The first question here is whether the biography of a man who has already been president for three-plus years can be, as the experts say, redefined. Obama has had three and a half years to impose Wrightism on the United States and has not done so. Actually, there are people who think he has done so, but they're a minority. As for the majority, can some percentage of them, who basically like Barack Obama and are pulling for him to one degree or another, really be persuaded that he isn't the person they think he is?
I would usually say no. But throw in race, and stuff can get weird. Buttons that sit way down deep in people's psyches, buttons that are usually dormant, can be activated. And it can't be good for Obama to have to walk over those coals again. The question remains, not quite conclusively answered last time, as to how much anti-American stuff Obama actually heard while sitting in Wright's pews.

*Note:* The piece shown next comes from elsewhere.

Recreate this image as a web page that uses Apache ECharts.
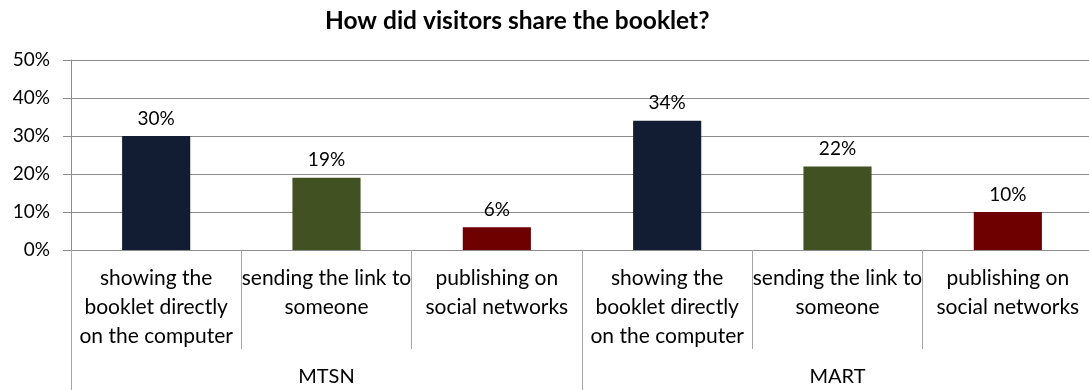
<!DOCTYPE html>
<html>
<head>
<meta charset="utf-8">
<script src="https://cdn.jsdelivr.net/npm/echarts@6/dist/echarts.min.js"></script>
<style>
  html, body { margin: 0; padding: 0; background: #fff; overflow: hidden; }
  /* plot area runs slightly past the right edge of the page */
  #chart { width: 1093px; height: 390px; }
</style>
</head>
<body>
<div id="chart"></div>
<script>
// Sharing methods per site (percent of visitors)
const categories = [
  'showing the\nbooklet directly\non the computer',
  'sending the link to\nsomeone',
  'publishing on\nsocial networks',
  'showing the\nbooklet directly\non the computer',
  'sending the link to\nsomeone',
  'publishing on\nsocial networks'
];
const groups = ['MTSN', 'MART'];
const values = [30, 19, 6, 34, 22, 10];
const yTicks = [0, 10, 20, 30, 40, 50];

// One colour per sharing method, repeated for each site
const methodColors = ['#121d33', '#425122', '#6e0000'];

const FONT = 'Lato';
const GRID_COLOR = '#8c8c8c';
const DIVIDER_COLOR = '#a6a6a6';

const chart = echarts.init(document.getElementById('chart'), null, { renderer: 'canvas' });

chart.setOption({
  animation: false,
  backgroundColor: '#ffffff',
  title: {
    text: 'How did visitors share the booklet?',
    left: 320,
    top: 4,
    textStyle: { fontFamily: FONT, fontSize: 24.5, fontWeight: 'bold', color: '#000' }
  },
  grid: { left: 71, right: 0, top: 60, bottom: 140, containLabel: false },
  xAxis: [
    {
      type: 'category',
      data: categories,
      position: 'bottom',
      axisLine: { show: true, lineStyle: { color: GRID_COLOR, width: 1 } },
      axisTick: { show: true, length: 99, alignWithLabel: false, lineStyle: { color: DIVIDER_COLOR } },
      axisLabel: {
        interval: 0,
        margin: 14,
        fontFamily: FONT,
        fontSize: 21,
        lineHeight: 29,
        color: '#000',
        align: 'center'
      }
    },
    {
      type: 'category',
      data: groups,
      position: 'bottom',
      gridIndex: 0,
      axisLine: { show: false },
      axisTick: { show: true, length: 140, alignWithLabel: false, lineStyle: { color: DIVIDER_COLOR } },
      axisLabel: {
        interval: 0,
        margin: 116,
        fontFamily: FONT,
        fontSize: 20,
        lineHeight: 22,
        color: '#000'
      }
    }
  ],
  yAxis: {
    type: 'value',
    min: yTicks[0],
    max: yTicks[yTicks.length - 1],
    interval: 10,
    axisLine: { show: true, lineStyle: { color: GRID_COLOR } },
    axisTick: { show: true, length: 8, lineStyle: { color: GRID_COLOR } },
    splitLine: { show: true, lineStyle: { color: GRID_COLOR, width: 1 } },
    axisLabel: {
      margin: 21,
      fontFamily: FONT,
      fontSize: 19,
      color: '#000',
      formatter: v => v + '%'
    }
  },
  series: [
    {
      type: 'bar',
      xAxisIndex: 0,
      barWidth: '40%',
      data: values.map((v, i) => ({
        value: v,
        itemStyle: { color: methodColors[i % methodColors.length] }
      })),
      label: {
        show: true,
        position: 'top',
        distance: 8,
        fontFamily: FONT,
        fontSize: 19,
        color: '#000',
        formatter: p => p.value + '%'
      }
    }
  ]
});
</script>
</body>
</html>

The fact is that racial fear-mongering has, alas, a pretty impressive record in presidential politics. Nixon's Southern strategy, the Willie Horton ads (yes, yes, first used by Al Gore, but used far more emotionally by the G.H.W. Bush campaign)...these things usually work. So if these ads do get made and aired--apparently still being debated--how should the White House respond?
The best move, it seems to me, would be to move the conversation away from Wright per se--ater all, Barack Obama is not Jeremiah Wright; that is manifestly clear to most Americans--and gather as many testimonials from prominent white business people and such as they can. Also, bin Laden: Does the guy who iced bin Laden really harbor some kind of secret anti-American views? It's absurd on its face, and most people will think so.
There's also the question of what sort of reaction such a campaign would invite. On MSNBC this morning, former Maryland GOP Governor Bob Erlich told Chuck Todd that he thought going in this direction was a mistake--that any day spent not talking about the economy is a wasted day for Mitt Romney. Implicit in that, I think, is a worry that we may be at a historical point where the backlash is greater than the lash.
Willie Horton was 24 years ago. There's a whole new generation of voters who are, however libertarian they may be on some fiscal issues, are very progressive on racial questions. A campaign like this might just make these people more pro-Obama than they would have been otherwise. These are questions the Romney campaign has to think hard about. There may be a reason beyond some internal benevolence that John McCain chose not to go down this road.
In general, though, the combination of the Citizens United decision, the existence of people like Ricketts, and the many unspecified millions washing through the system will make for a hideously nasty campaign. This won't be the only effort that will try to persuade voters that Obama is some kind of Big Bad Other. He'll have to defend some beachheads in this election about who he is that he thought he already held.